What about interest rates?
If you’re really nerdy, you might be wondering about interest rates. Sure, you can attack your debts in order of their interest rate, instead of balance, and mathematically it might be better. You might save a bit of money on interest payments, but it’d take longer to pay off your first debt and make visible progress.
If you’re attacking your debts with your partner, momentum and motivation are critical. Odds are your partner isn’t as nerdy as you. Getting some quick wins by knocking out your debts with the smallest balances will help keep them motivated. This isn’t just my opinion, either.
I’m not saying to totally ignore interest rates. If you’re willing and able to refinance your debts to a lower interest rate without spending more in fees to do so than you’d save, then by all means go for it. Just don’t count on refinancing alone to get you out of debt.
If nothing else, use interest rates as a tiebreaker. If you’ve got two debts with similar balances, attack the one with the higher interest rate first.
What do you want?
We’re almost done.
You’ve updated the tool with your income. You’ve figured out what you need each month and how much you spend on them. You’ve organized all your debts in one place and know the best way to attack them.
But before you get too excited about paying off your debt in however much time the tool says it’ll take you, we need to look at your wants.
Let’s be honest, there are things you and your partner are going to spend money on that COULD go towards paying off your debt. Stuff you don’t need to do, but want to and maybe even should. Yes, the less you spend the faster you’ll pay of your debts. But don’t pretend like you’re never going to hire a babysitter, eat out, or go to the movies.
I hope you’re going out on dates. I hope you’re having fun. I hope you’re giving gifts to each other. I hope you’re building in a bit of fun to your lives. Just because you’re in debt doesn’t mean life has to suck. It’s just a question of how much money you and your partner are willing to spend on things you want.
Figuring out the right balance is a serious conversation you and your partner need to have. While your Needs are going to be much more consistent (and you actually NEED them), your wants are going to fluctuate. The amount you spend on your wants each month will change. It’ll take you time to find the sweet spot that allows you and your partner to live acceptable lives and have fun while still paying down your debt.
This is something only you and your partner can decide.

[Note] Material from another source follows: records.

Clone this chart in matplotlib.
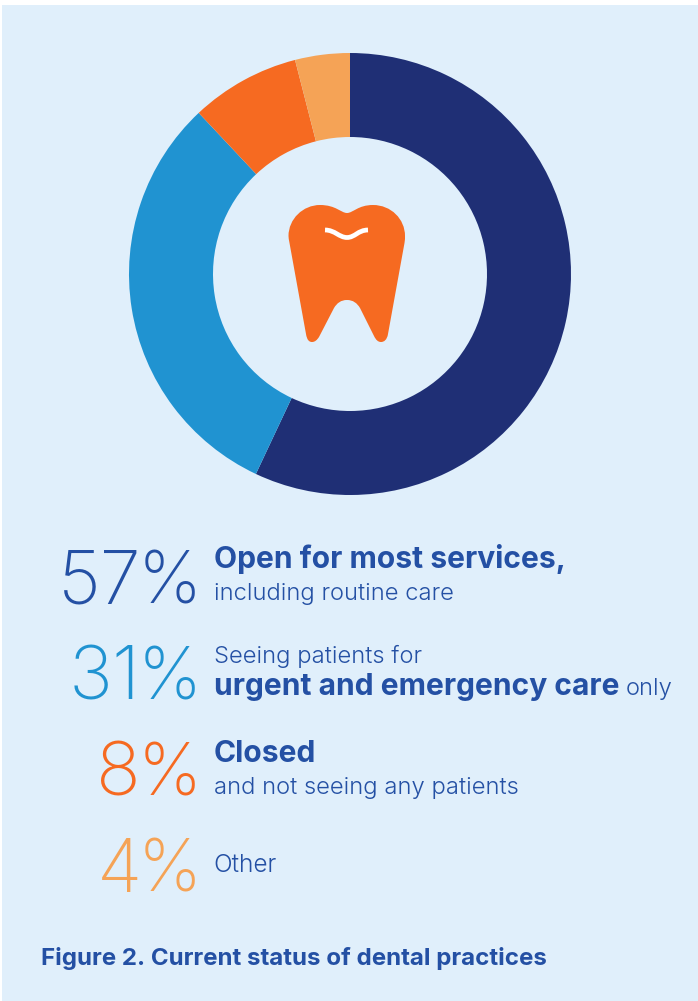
import matplotlib
matplotlib.use("Agg")
import matplotlib.pyplot as plt
from matplotlib.patches import PathPatch, Rectangle
from matplotlib.path import Path

W, H = 698, 1001

# Survey results
shares = [57, 31, 8, 4]
slice_colors = ["#1F2F75", "#2093D1", "#F66A21", "#F5A356"]
pct_digits = ["57", "31", "8", "4"]
pct_colors = ["#2450A4", "#2093D1", "#F66A21", "#F5A356"]
title_text = "Figure 2. Current status of dental practices"

BG = "#E0EFFB"
INK = "#2450A4"
THIN = dict(family="Inter", fontweight=200)
LIGHT = dict(family="Inter", fontweight=300)
BOLD = dict(family="Inter", fontweight="bold")


def y_up(py):
    return H - py


fig = plt.figure(figsize=(W / 100, H / 100), dpi=100, facecolor="white")
ax = fig.add_axes([0, 0, 1, 1])

ax.add_patch(Rectangle((2, 0), W - 2, H - 5, facecolor=BG, edgecolor="none", zorder=0))

# Donut
ax.pie(shares, colors=slice_colors, startangle=90, counterclock=False,
       center=(350, y_up(274)), radius=221,
       wedgeprops=dict(width=84, linewidth=0), frame=True)
ax.set_xlim(0, W)
ax.set_ylim(0, H)
ax.set_aspect("auto")
ax.set_axis_off()

# Tooth icon
M, L, C = Path.MOVETO, Path.LINETO, Path.CURVE4
tooth = [
    (M, 347, 213),
    (C, 353, 213), (C, 358, 205), (C, 373, 205),
    (C, 391, 205), (C, 405, 219), (C, 405, 236),
    (C, 405, 238), (C, 405, 240), (C, 404.5, 243),
    (L, 388, 334),
    (C, 387, 340), (C, 384, 342), (C, 381, 342),
    (C, 378, 342), (C, 376, 340), (C, 374, 336),
    (L, 360, 308),
    (C, 357, 303), (C, 353, 300), (C, 347, 300),
    (C, 341, 300), (C, 337, 303), (C, 334, 308),
    (L, 319, 337),
    (C, 317, 340), (C, 315, 342), (C, 312, 342),
    (C, 309, 342), (C, 307, 340), (C, 306, 334),
    (L, 289.5, 243),
    (C, 289, 240), (C, 288.5, 238), (C, 288.5, 236),
    (C, 288.5, 219), (C, 303, 205), (C, 320, 205),
    (C, 336, 205), (C, 341, 213), (C, 347, 213),
]
ax.add_patch(PathPatch(
    Path([(x, y_up(y)) for _, x, y in tooth], [c for c, _, _ in tooth]),
    facecolor="#F66A21", edgecolor="none", zorder=3))
groove = [(M, 325, 230), (C, 335, 230), (C, 339, 237.5), (C, 347, 237.5),
          (C, 355, 237.5), (C, 358, 230), (C, 368, 230)]
ax.add_patch(PathPatch(
    Path([(x, y_up(y)) for _, x, y in groove], [c for c, _, _ in groove]),
    facecolor="none", edgecolor="white", linewidth=3.4, capstyle="butt", zorder=4))


def px_text(x, py, s, size_px, color, style, ha="left"):
    ax.text(x, y_up(py), s, fontsize=size_px * 0.72, color=color, ha=ha,
            va="baseline", zorder=5, **style)


# Large percentages: digits and sign are placed on their own
for digits, color, base, left in zip(pct_digits, pct_colors,
                                     [603, 700, 796, 892], [58, 69, 96, 97]):
    px_text(left, base, digits, 74, color, THIN)
    px_text(202, base, "%", 72, color, THIN, ha="right")

# Descriptions
px_text(214, 568, "Open for most services,", 30, INK, BOLD)
px_text(214, 600, "including routine care", 23.8, INK, LIGHT)
px_text(214, 663, "Seeing patients for", 23.8, INK, LIGHT)
px_text(214, 695, "urgent and emergency care", 30, INK, BOLD)
px_text(626, 695, "only", 23.8, INK, LIGHT)
px_text(214, 762, "Closed", 30, INK, BOLD)
px_text(214, 794, "and not seeing any patients", 23.8, INK, LIGHT)
px_text(213, 872, "Other", 24.5, INK, LIGHT)

px_text(41, 965, title_text, 24.1, INK, BOLD)

fig.savefig("out.png", dpi=100, facecolor="white")
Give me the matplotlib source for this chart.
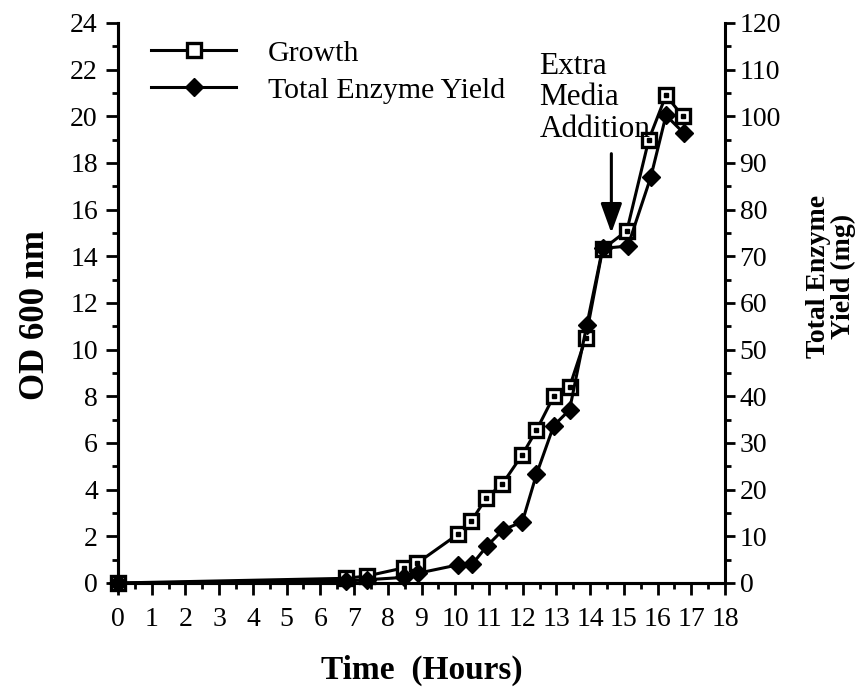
import matplotlib.pyplot as plt
from matplotlib.ticker import MultipleLocator

plt.rcParams['font.family'] = ['Liberation Serif', 'DejaVu Serif']

# Growth (OD 600 nm) against time (hours)
t_growth = [0, 6.76, 7.38, 8.48, 8.87, 10.09, 10.48, 10.92, 11.4, 11.99, 12.41,
            12.92, 13.39, 13.87, 14.37, 15.09, 15.74, 16.25, 16.75]
od600 = [0, 0.2, 0.3, 0.65, 0.85, 2.1, 2.65, 3.65, 4.25, 5.5, 6.55,
         8.0, 8.4, 10.5, 14.3, 15.1, 19.0, 20.9, 20.0]

# Total enzyme yield (mg) against time (hours)
t_enzyme = [0, 6.76, 7.38, 8.48, 8.9, 10.09, 10.5, 10.95, 11.42, 11.99, 12.41,
            12.92, 13.39, 13.9, 14.37, 15.12, 15.8, 16.25, 16.78]
enzyme_mg = [0, 0.4, 0.7, 1.2, 2.1, 3.9, 4.0, 8.0, 11.4, 13.1, 23.3,
             33.7, 37.1, 55.2, 71.7, 72.2, 87.0, 100.2, 96.4]

x_ticks = list(range(0, 19))
od_ticks = list(range(0, 25, 2))
mg_ticks = list(range(0, 121, 10))

fig = plt.figure(figsize=(8.57, 6.89), dpi=100)
ax = fig.add_axes([118/857, 1 - 583/689, (725 - 118)/857, (583 - 23)/689])
ax2 = ax.twinx()

lw = 2.2
g_line, = ax.plot(t_growth, od600, color='black', lw=lw, marker='s', ms=10.5,
                  mfc='white', mec='black', mew=2.4, clip_on=False, zorder=3,
                  label='Growth')
ax.plot(t_growth, od600, ls='none', marker='s', ms=2.4, color='black',
        clip_on=False, zorder=4)
e_line, = ax2.plot(t_enzyme, enzyme_mg, color='black', lw=lw, marker='D', ms=9,
                   mfc='black', mec='black', clip_on=False, zorder=3,
                   label='Total Enzyme Yield')

ax.set_xlim(0, 18)
ax.set_ylim(0, 24)
ax2.set_ylim(0, 120)
ax.set_xticks(x_ticks)
ax.set_yticks(od_ticks)
ax2.set_yticks(mg_ticks)
ax.xaxis.set_minor_locator(MultipleLocator(0.5))
ax.yaxis.set_minor_locator(MultipleLocator(1))
ax2.yaxis.set_minor_locator(MultipleLocator(5))

for a in (ax, ax2):
    a.spines['top'].set_visible(False)
    for s in a.spines.values():
        s.set_linewidth(lw)
ax.spines['right'].set_visible(False)

ax.tick_params(axis='x', which='major', direction='out', length=8.5, width=2,
               labelsize=20, pad=9)
ax.tick_params(axis='x', which='minor', direction='out', length=4.5, width=2)
ax.tick_params(axis='y', which='major', direction='out', length=8.5, width=2,
               labelsize=20, pad=6)
ax.tick_params(axis='y', which='minor', direction='out', length=4.5, width=2)
ax2.tick_params(axis='y', which='major', direction='out', length=7.5, width=2,
                labelsize=20, pad=3)
ax2.tick_params(axis='y', which='minor', direction='out', length=4, width=2)

ax.set_xlabel('Time  (Hours)', fontsize=24, fontweight='bold')
ax.xaxis.set_label_coords(0.5, -0.128)
ax.set_ylabel('OD 600 nm', fontsize=25, fontweight='bold')
ax.yaxis.set_label_coords(-0.108, 0.479)
ax2.set_ylabel('Total Enzyme\nYield (mg)', fontsize=20, fontweight='bold',
               linespacing=0.95)
ax2.yaxis.set_label_coords(1.134, 0.548)

ax.annotate('', xy=(14.63, 15.0), xytext=(14.63, 18.4),
            arrowprops=dict(arrowstyle='-|>,head_length=1.8,head_width=0.65',
                            color='black', lw=2.2, shrinkA=0, shrinkB=0))
ax.text(12.5, 20.8, 'Extra\nMedia\nAddition', fontsize=22.5, ha='left',
        va='center', linespacing=1.12)

ax2.legend(handles=[g_line, e_line], loc='upper left', fontsize=21.5,
           frameon=False, handlelength=2.85, handletextpad=1.05,
           labelspacing=0.34, bbox_to_anchor=(0.02, 1.007), borderaxespad=0.3)

fig.savefig('out.png', dpi=100)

I left your “wants” for last so you can see in real time how each of your decisions affects Your Shovel and your time to debt freedom.
There’s more to handling money than math and this is especially true when discussing your wants. You’ll be discussing what your lives look and feel like and this is where you’re most likely going to fight.

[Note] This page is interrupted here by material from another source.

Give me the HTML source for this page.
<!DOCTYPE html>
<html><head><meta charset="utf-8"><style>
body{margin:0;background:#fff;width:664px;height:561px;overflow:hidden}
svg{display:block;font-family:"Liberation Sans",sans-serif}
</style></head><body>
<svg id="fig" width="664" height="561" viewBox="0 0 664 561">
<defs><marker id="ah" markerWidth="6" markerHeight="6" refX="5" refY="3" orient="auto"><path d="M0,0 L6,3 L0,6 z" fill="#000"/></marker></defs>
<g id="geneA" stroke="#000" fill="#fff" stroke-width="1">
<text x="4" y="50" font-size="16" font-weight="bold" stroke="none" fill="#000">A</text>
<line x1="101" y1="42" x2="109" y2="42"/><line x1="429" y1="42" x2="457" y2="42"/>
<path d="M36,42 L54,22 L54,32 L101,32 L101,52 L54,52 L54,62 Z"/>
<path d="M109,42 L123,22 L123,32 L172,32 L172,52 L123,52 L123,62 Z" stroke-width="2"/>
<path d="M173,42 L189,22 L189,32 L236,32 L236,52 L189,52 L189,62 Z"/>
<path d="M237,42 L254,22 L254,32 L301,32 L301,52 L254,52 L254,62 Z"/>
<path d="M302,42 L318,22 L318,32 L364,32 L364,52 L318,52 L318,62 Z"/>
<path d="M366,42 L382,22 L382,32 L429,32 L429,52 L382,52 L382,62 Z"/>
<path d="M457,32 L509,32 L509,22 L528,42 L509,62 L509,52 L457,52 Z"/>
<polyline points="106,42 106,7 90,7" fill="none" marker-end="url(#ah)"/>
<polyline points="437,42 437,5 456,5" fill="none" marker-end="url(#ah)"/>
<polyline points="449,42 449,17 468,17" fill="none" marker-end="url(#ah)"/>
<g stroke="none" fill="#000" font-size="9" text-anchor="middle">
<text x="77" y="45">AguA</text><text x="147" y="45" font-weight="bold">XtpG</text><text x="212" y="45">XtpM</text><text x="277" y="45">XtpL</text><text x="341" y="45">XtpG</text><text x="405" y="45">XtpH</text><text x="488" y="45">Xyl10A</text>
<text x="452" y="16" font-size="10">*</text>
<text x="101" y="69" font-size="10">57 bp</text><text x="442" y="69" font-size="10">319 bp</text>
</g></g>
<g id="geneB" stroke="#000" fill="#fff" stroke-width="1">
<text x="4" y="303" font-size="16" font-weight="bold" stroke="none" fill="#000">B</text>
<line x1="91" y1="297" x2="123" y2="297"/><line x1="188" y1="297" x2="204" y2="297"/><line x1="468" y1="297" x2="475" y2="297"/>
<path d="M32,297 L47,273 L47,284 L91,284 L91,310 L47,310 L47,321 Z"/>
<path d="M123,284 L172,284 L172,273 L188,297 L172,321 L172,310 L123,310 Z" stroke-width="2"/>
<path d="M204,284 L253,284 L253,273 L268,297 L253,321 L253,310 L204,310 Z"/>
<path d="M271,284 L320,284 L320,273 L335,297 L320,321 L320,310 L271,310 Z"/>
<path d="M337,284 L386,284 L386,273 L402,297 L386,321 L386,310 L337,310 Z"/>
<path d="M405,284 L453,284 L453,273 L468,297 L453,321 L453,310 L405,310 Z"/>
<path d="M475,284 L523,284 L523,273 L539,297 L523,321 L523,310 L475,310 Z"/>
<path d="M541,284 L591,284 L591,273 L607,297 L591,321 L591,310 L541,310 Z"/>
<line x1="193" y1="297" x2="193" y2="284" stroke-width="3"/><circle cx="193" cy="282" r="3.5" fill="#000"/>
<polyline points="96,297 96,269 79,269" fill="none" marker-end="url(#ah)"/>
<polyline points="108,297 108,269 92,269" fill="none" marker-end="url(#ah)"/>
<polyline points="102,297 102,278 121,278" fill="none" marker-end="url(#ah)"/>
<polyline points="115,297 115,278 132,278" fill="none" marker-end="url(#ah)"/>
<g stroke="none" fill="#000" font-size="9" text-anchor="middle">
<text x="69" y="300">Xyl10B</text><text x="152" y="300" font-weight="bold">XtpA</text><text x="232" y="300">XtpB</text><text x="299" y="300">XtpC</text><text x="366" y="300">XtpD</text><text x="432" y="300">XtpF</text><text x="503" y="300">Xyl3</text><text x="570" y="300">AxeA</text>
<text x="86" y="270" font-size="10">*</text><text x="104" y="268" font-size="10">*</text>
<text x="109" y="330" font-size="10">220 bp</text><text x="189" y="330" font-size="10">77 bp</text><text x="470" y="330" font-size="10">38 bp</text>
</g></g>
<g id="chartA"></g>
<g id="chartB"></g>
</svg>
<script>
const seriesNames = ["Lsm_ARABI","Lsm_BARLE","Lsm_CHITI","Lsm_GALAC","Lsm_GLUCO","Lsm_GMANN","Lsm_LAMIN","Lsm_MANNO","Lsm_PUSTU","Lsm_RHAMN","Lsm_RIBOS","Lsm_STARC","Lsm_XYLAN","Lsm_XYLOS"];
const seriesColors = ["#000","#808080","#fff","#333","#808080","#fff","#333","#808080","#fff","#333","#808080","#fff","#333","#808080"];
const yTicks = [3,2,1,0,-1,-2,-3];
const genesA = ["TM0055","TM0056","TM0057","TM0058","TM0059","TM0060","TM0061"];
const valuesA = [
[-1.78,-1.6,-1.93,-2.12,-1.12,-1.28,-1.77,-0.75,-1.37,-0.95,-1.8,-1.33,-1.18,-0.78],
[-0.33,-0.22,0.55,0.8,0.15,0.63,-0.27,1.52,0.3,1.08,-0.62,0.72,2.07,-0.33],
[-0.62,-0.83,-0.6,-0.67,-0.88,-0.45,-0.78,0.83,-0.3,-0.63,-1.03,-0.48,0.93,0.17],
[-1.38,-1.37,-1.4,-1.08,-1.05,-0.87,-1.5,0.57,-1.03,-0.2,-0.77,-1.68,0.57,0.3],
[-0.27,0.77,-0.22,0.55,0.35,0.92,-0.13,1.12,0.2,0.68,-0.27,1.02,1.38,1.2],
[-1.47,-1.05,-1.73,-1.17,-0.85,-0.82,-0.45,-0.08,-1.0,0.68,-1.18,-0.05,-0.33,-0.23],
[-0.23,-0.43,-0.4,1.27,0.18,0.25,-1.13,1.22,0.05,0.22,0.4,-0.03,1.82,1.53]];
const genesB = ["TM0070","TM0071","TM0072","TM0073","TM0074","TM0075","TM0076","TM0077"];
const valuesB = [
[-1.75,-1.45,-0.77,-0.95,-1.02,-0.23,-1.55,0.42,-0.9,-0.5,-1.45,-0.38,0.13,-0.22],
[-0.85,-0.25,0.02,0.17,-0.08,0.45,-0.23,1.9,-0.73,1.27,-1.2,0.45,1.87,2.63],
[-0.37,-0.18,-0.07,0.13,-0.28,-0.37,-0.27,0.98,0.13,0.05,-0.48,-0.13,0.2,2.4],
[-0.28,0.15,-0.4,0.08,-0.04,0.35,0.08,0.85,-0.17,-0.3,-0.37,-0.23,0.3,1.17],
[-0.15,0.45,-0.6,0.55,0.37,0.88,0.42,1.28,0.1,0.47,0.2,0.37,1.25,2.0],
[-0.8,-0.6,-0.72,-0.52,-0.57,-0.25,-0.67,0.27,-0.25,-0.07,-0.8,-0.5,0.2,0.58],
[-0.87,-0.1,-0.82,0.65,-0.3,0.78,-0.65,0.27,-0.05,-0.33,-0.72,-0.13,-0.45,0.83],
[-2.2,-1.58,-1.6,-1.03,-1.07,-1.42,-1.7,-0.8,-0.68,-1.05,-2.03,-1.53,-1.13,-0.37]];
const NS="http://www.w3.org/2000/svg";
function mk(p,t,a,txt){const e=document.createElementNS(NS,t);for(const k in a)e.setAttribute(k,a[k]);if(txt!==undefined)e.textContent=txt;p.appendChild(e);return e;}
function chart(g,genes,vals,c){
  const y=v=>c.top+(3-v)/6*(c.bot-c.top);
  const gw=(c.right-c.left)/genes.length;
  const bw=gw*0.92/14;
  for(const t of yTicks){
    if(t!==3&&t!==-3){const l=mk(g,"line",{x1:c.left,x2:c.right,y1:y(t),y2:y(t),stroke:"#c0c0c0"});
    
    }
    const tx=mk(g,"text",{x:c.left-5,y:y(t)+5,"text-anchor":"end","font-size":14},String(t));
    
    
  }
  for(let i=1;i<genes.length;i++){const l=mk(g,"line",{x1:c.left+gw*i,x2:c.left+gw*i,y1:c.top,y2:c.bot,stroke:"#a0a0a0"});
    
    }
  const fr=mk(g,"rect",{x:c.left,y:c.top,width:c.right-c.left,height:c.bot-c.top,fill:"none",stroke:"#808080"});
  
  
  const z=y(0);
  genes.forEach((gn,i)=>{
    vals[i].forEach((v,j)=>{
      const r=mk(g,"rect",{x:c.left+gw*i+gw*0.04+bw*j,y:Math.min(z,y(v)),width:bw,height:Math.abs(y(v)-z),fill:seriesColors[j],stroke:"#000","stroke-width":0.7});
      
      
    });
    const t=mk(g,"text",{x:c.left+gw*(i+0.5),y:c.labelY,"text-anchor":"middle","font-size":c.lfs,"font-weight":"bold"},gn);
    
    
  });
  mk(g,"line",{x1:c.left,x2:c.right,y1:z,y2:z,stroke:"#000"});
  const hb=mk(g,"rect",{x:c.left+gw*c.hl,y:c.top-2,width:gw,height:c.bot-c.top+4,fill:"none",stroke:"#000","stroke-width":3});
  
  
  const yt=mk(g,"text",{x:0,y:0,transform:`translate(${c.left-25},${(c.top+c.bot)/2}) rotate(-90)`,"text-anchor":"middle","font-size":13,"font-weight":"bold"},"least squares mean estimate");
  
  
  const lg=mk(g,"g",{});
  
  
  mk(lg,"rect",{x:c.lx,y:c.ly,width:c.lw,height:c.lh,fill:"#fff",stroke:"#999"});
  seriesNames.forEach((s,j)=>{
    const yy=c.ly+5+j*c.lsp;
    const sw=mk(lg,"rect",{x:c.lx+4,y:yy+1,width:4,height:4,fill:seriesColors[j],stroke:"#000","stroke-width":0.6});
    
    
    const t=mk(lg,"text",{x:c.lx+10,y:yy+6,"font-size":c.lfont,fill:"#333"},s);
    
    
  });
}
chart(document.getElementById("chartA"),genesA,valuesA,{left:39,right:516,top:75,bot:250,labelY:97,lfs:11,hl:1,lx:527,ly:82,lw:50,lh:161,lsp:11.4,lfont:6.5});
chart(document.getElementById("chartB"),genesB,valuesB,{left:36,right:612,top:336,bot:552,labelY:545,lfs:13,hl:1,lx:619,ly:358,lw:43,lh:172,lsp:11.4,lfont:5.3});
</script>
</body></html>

Stay focussed on why you’re paying off your debt in the first place. If you want more help, sign up for my free program to help you talk about money without fighting. This can be a tricky conversation, but it doesn’t have to turn into a fight.
Making it all work
Fill out this sheet and review it with your partner before the start of the next month. Then in a month, review how much you made and spent compared to your plan. Then make whatever changes you want for next month, updating dollar figures/debt balances, and adjusting however you see fit.

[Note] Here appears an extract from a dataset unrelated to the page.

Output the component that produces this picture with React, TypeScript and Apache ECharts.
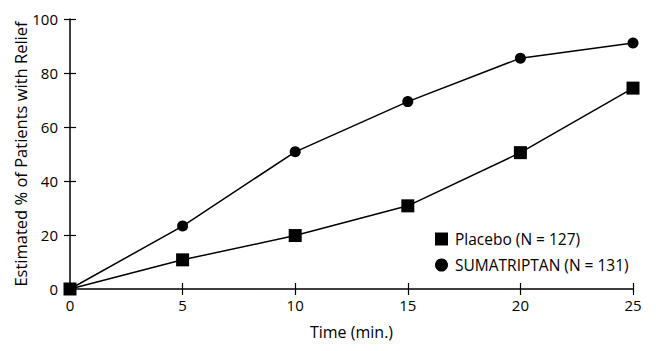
import React, { useEffect, useRef } from "react";
import * as echarts from "echarts";

const times = [0, 5, 10, 15, 20, 25];
const placebo = [0, 10.8, 19.8, 30.8, 50.5, 74.4];
const sumatriptan = [0, 23.3, 50.8, 69.4, 85.5, 91.1];
const xTicks = { min: 0, max: 25, interval: 5 };
const yTicks = { min: 0, max: 100, interval: 20 };
const placeboName = "Placebo (N = 127)";
const sumaName = "SUMATRIPTAN (N = 131)";

const FONT = "Open Sans";

export default function App() {
  const ref = useRef<HTMLDivElement>(null);
  useEffect(() => {
    if (!ref.current) return;
    const chart = echarts.init(ref.current, undefined, { renderer: "svg" });
    const axisLabelStyle = { color: "#000", fontFamily: FONT, fontSize: 15 };
    chart.setOption({
      animation: false,
      backgroundColor: "#fff",
      grid: { left: 70, right: 23, top: 19, bottom: 62, outerBoundsMode: "none", containLabel: false },
      legend: {
        orient: "vertical",
        left: 430,
        top: 226,
        itemWidth: 13,
        itemHeight: 13,
        itemGap: 10,
        data: [
          { name: placeboName, icon: "rect" },
          { name: sumaName, icon: "circle" },
        ],
        textStyle: { color: "#000", fontFamily: FONT, fontSize: 15.5, padding: [0, 0, 0, 2] },
      },
      xAxis: [
        {
          type: "value",
          ...xTicks,
          name: "Time (min.)",
          nameLocation: "middle",
          nameGap: 35,
          nameMoveOverlap: false,
          nameTextStyle: { color: "#000", fontFamily: FONT, fontSize: 16 },
          axisLine: { lineStyle: { color: "#000", width: 1.5 } },
          axisTick: { length: 6, lineStyle: { color: "#000", width: 1.2 } },
          axisLabel: { ...axisLabelStyle, margin: 8 },
          splitLine: { show: false },
        },
        {
          type: "value",
          ...xTicks,
          position: "bottom",
          axisLine: { show: false },
          axisTick: { inside: true, length: 6, lineStyle: { color: "#000", width: 1.2 } },
          axisLabel: { show: false },
          splitLine: { show: false },
        },
      ],
      yAxis: [
        {
          type: "value",
          ...yTicks,
          name: "Estimated % of Patients with Relief",
          nameLocation: "middle",
          nameGap: 41,
          nameMoveOverlap: false,
          nameTextStyle: { color: "#000", fontFamily: FONT, fontSize: 16.5 },
          axisLine: { show: true, lineStyle: { color: "#000", width: 1.5 } },
          axisTick: { show: true, length: 6, lineStyle: { color: "#000", width: 1.2 } },
          axisLabel: { ...axisLabelStyle, margin: 12 },
          splitLine: { show: false },
        },
        {
          type: "value",
          ...yTicks,
          position: "left",
          axisLine: { show: false },
          axisTick: { show: true, inside: true, length: 6, lineStyle: { color: "#000", width: 1.2 } },
          axisLabel: { show: false },
          splitLine: { show: false },
        },
      ],
      series: [
        {
          name: sumaName,
          type: "line",
          data: times.map((t, i) => [t, sumatriptan[i]]),
          symbol: "circle",
          symbolSize: 11,
          clip: false,
          itemStyle: { color: "#000" },
          lineStyle: { color: "#000", width: 1.5 },
          z: 3,
        },
        {
          name: placeboName,
          type: "line",
          data: times.map((t, i) => [t, placebo[i]]),
          symbol: "rect",
          symbolSize: 13,
          clip: false,
          itemStyle: { color: "#000" },
          lineStyle: { color: "#000", width: 1.5 },
          z: 4,
        },
      ],
    });
    return () => chart.dispose();
  }, []);
  return <div ref={ref} style={{ width: 656, height: 351, position: "absolute", left: 0, top: 0 }} />;
}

As you work through this tool with your parter, keep two things in mind.
First, “make more, spend less.”
Could you make some more money? I bet you’ve got a skill or knowledge someone would pay to learn or have you perform for them. Could you sell something? You’ve probably got something lying around someone else would pay for. Could you spend less by negotiating a better cell phone and/or internet plan?
Second, remember why you’re bothering to pay off your debts in the first place.
What would you do if you had an extra $100, $500, or even $1000+ each month that you DIDN’T have to use to pay debt? Could one of you stay home with the kids? Could you go on that trip you’ve always wanted? Options will open up for you when you don’t have any more debt. Pick some that matter to you and focus on them.
You and your partner can do the same.